En el plano del avituallamiento para muchas familias de la época no podemos olvidar la gran labor de los economatos. Las empresas más grandes disponían de un local de venta de productos en exclusiva para sus trabajadores a precios menores que en el mercado detallista. Recuerdo el economato de Casa MAR, donde había de todo y las familias de los marineros podían adquirir o sacar, como se denominaba en el argot, los productos con cargo al trabajo que estaban desarrollando ese momento durante la marea en alta mar.
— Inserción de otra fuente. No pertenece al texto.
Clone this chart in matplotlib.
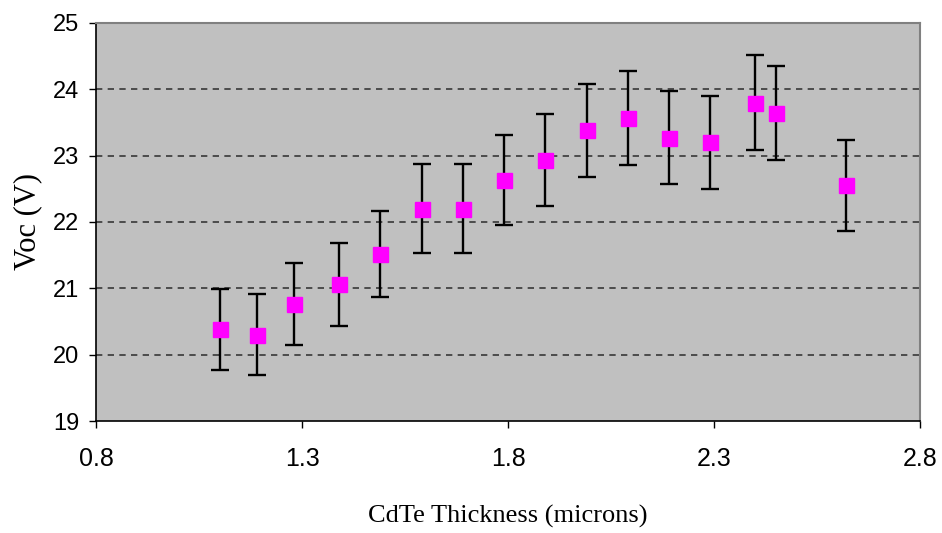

En Urzaiz, arriba de todo, a la altura del cruce de Llorones y a la entrada de la Travesía de Vigo, frente al bar Cabanelas, había una gran fachada ciega en la que había pintado un gran reclamo tipográfico de la Caja de Ahorros Municipal de Vigo que rezaba así: “Ahorrar es asegurar la independencia”. En las familias, la que más y que menos tenía una cartilla de esa Caja local, pero lo del ahorro no estaba fácil. Los progenitores bastante tenían con poder cumplir religiosamente con las entregas a cuenta de las compras aplazadas, tanto en los ultramarinos de proximidad como en el comercio detallista.